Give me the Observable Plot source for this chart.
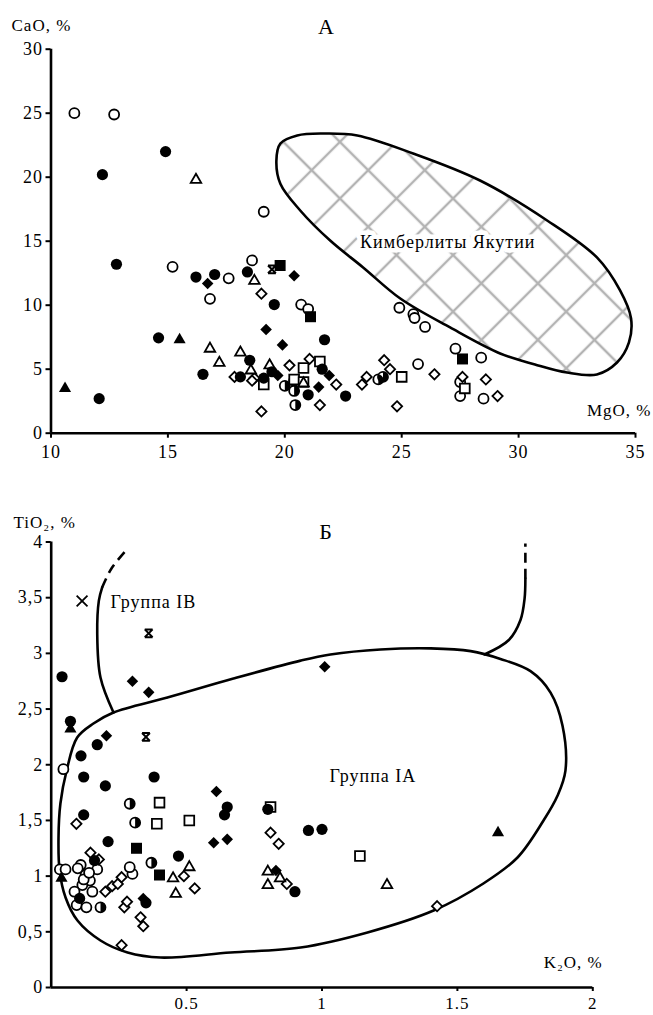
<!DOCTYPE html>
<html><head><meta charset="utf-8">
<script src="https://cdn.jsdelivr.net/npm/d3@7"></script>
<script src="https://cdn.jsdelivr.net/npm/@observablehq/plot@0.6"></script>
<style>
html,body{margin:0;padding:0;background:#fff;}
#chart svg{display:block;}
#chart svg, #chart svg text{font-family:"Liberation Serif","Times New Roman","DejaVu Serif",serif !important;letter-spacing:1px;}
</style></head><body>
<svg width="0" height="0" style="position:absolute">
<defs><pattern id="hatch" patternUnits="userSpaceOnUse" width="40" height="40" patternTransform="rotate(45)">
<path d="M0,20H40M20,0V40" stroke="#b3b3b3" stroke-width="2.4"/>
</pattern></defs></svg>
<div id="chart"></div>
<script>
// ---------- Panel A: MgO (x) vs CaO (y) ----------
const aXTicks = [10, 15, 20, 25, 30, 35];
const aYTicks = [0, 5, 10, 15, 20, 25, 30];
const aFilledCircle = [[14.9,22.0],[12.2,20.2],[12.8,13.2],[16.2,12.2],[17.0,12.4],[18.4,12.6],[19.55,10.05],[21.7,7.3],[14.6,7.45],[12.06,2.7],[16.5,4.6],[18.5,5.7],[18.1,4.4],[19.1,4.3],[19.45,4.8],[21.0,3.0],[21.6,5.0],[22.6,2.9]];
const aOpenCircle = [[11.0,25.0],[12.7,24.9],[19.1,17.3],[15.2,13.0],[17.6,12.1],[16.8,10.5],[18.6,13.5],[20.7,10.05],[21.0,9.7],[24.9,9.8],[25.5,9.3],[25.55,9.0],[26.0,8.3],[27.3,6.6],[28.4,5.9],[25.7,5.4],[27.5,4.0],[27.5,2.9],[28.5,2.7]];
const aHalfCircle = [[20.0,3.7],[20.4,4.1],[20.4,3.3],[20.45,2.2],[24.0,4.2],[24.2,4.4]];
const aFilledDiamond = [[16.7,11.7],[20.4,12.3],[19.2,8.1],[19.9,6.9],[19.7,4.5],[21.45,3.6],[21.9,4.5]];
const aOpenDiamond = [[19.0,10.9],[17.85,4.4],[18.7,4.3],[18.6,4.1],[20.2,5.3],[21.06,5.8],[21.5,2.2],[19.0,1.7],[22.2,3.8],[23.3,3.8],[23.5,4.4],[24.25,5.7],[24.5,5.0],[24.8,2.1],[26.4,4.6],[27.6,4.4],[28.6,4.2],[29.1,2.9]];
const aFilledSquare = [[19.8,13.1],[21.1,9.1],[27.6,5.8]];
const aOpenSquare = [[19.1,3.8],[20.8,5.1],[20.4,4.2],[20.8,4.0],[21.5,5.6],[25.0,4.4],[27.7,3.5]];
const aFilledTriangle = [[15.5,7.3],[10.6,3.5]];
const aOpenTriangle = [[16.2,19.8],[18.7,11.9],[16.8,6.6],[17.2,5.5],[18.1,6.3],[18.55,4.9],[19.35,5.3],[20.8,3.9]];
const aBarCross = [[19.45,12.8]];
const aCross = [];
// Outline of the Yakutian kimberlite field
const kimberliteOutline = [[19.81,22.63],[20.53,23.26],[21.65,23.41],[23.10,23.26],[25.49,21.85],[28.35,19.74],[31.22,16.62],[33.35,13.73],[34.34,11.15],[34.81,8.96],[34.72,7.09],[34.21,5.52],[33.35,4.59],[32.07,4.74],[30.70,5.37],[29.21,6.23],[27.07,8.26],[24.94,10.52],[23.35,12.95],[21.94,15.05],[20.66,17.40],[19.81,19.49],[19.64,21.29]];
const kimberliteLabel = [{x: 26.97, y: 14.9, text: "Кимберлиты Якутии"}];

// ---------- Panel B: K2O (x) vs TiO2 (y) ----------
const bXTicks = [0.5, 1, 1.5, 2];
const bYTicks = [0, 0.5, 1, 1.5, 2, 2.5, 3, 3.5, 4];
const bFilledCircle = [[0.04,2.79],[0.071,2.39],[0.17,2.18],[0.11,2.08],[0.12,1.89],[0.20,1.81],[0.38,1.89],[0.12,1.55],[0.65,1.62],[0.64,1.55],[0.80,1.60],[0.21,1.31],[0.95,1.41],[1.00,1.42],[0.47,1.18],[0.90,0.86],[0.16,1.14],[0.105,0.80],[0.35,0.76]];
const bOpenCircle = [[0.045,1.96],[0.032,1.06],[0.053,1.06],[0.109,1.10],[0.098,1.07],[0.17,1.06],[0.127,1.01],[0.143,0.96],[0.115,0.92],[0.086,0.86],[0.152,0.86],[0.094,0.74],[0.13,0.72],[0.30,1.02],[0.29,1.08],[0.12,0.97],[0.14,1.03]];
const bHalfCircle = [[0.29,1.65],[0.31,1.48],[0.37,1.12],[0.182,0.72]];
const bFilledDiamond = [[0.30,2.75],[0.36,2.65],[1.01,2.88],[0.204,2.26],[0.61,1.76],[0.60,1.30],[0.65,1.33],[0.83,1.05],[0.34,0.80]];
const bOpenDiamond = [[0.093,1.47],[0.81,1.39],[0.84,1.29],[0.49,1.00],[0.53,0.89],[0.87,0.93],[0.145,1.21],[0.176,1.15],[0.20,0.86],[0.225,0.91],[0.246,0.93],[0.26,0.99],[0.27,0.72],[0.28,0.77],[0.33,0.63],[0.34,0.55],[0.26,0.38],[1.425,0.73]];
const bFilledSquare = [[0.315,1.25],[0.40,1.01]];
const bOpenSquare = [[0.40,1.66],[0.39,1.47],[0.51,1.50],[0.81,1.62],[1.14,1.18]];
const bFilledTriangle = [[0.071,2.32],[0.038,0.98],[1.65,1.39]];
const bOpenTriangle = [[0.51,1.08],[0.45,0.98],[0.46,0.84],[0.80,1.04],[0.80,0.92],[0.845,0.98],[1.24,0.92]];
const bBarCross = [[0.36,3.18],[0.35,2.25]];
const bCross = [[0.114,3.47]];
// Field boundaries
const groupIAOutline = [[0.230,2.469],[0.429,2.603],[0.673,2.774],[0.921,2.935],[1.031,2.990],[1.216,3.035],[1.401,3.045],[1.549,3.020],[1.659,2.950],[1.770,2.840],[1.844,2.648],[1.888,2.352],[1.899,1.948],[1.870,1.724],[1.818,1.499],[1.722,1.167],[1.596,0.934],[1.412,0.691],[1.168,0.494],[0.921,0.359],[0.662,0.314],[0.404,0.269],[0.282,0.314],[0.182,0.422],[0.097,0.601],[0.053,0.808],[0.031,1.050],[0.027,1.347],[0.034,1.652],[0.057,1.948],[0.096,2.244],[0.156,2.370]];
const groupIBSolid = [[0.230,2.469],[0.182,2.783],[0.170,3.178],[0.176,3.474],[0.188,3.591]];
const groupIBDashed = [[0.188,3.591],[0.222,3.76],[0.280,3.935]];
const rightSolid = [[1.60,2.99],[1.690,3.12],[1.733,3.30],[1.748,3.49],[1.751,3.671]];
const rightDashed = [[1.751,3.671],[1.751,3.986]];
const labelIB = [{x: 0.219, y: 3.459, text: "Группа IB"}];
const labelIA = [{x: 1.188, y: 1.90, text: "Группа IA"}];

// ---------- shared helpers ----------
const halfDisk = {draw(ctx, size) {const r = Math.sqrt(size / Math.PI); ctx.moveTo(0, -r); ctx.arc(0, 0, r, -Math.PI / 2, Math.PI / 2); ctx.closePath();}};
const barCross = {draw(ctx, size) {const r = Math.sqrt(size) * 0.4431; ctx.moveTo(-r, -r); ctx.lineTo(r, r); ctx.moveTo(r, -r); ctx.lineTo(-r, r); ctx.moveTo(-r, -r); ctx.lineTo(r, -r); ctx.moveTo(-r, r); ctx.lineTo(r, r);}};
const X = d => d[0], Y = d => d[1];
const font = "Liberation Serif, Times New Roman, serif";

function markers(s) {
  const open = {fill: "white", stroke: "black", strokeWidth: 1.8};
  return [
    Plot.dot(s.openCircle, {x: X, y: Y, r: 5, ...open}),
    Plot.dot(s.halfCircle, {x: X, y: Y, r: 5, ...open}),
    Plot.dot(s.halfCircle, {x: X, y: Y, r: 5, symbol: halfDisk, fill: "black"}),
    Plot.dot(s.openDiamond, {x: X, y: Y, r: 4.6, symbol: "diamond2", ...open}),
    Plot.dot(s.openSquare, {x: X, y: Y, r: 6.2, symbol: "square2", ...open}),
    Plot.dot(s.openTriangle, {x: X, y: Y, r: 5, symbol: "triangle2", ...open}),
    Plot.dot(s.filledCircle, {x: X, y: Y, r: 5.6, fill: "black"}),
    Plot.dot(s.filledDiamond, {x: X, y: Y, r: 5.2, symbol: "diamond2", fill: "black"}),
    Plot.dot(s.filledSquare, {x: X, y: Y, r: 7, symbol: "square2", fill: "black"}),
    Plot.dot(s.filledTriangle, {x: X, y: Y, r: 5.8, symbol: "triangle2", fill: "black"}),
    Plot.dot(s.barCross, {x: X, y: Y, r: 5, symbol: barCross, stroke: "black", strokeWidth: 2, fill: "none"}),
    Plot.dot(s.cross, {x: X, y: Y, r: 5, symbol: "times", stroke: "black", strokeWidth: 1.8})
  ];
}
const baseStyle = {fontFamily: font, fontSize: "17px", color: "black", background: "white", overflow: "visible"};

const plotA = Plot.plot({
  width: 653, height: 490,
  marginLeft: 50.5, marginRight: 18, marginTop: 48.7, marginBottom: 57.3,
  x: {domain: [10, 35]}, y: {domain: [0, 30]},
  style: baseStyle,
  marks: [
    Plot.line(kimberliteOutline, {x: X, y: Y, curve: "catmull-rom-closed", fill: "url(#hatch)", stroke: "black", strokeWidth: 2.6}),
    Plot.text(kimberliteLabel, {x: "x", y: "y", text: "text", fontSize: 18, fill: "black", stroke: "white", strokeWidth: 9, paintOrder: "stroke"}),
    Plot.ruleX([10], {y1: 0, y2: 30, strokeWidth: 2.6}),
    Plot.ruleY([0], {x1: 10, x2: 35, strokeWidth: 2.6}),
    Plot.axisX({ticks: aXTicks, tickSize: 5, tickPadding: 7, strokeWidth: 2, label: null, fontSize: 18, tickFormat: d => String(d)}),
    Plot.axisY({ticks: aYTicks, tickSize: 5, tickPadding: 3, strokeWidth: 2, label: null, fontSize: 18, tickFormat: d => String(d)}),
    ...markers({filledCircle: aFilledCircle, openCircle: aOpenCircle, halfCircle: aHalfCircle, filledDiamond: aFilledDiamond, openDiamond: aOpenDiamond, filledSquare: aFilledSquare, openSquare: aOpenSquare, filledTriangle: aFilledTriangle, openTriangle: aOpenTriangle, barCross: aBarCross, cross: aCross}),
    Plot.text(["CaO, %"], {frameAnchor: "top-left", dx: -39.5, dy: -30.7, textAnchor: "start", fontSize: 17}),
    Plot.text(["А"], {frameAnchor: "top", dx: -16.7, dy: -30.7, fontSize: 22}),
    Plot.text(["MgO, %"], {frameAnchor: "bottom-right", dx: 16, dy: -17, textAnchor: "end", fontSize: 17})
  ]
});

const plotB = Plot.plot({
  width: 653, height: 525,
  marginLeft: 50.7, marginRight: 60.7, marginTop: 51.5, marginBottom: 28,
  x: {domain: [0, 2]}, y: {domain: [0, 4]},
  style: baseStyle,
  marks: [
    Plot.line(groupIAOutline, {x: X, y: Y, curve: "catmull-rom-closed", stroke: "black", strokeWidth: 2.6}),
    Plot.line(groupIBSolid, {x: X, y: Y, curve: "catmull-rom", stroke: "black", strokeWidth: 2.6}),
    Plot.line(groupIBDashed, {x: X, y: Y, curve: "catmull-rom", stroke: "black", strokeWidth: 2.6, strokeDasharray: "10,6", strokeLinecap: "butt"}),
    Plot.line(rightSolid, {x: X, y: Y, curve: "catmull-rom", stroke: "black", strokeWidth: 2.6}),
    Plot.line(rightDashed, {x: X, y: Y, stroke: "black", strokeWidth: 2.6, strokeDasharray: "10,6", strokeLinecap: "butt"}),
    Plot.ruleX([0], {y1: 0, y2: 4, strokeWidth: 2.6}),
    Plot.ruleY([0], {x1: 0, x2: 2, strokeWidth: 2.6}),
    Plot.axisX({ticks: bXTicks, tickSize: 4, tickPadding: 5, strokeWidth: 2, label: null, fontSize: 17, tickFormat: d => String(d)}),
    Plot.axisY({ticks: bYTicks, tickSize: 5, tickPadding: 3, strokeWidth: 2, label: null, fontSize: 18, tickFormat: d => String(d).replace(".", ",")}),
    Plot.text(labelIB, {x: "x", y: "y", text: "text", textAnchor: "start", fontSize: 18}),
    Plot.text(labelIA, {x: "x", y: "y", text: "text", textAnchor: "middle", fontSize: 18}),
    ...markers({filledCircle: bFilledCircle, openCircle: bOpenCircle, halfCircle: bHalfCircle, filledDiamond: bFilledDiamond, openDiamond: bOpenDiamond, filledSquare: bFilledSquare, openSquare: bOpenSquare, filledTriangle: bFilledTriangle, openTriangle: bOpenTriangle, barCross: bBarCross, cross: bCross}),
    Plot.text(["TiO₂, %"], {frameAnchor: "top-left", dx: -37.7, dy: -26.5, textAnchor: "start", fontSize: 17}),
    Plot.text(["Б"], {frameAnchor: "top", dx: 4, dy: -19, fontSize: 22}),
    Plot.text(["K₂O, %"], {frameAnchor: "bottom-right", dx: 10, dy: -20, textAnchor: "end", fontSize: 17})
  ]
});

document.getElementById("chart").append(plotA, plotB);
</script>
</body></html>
※ ※ ※
▶ [Do this]:
Go through the lines above. Select every one that has the string "chart".

▶ [Exercise output]:
Give me the Observable Plot source for this chart.
#chart svg{display:block;}
#chart svg, #chart svg text{font-family:"Liberation Serif","Times New Roman","DejaVu Serif",serif !important;letter-spacing:1px;}
<div id="chart"></div>
document.getElementById("chart").append(plotA, plotB);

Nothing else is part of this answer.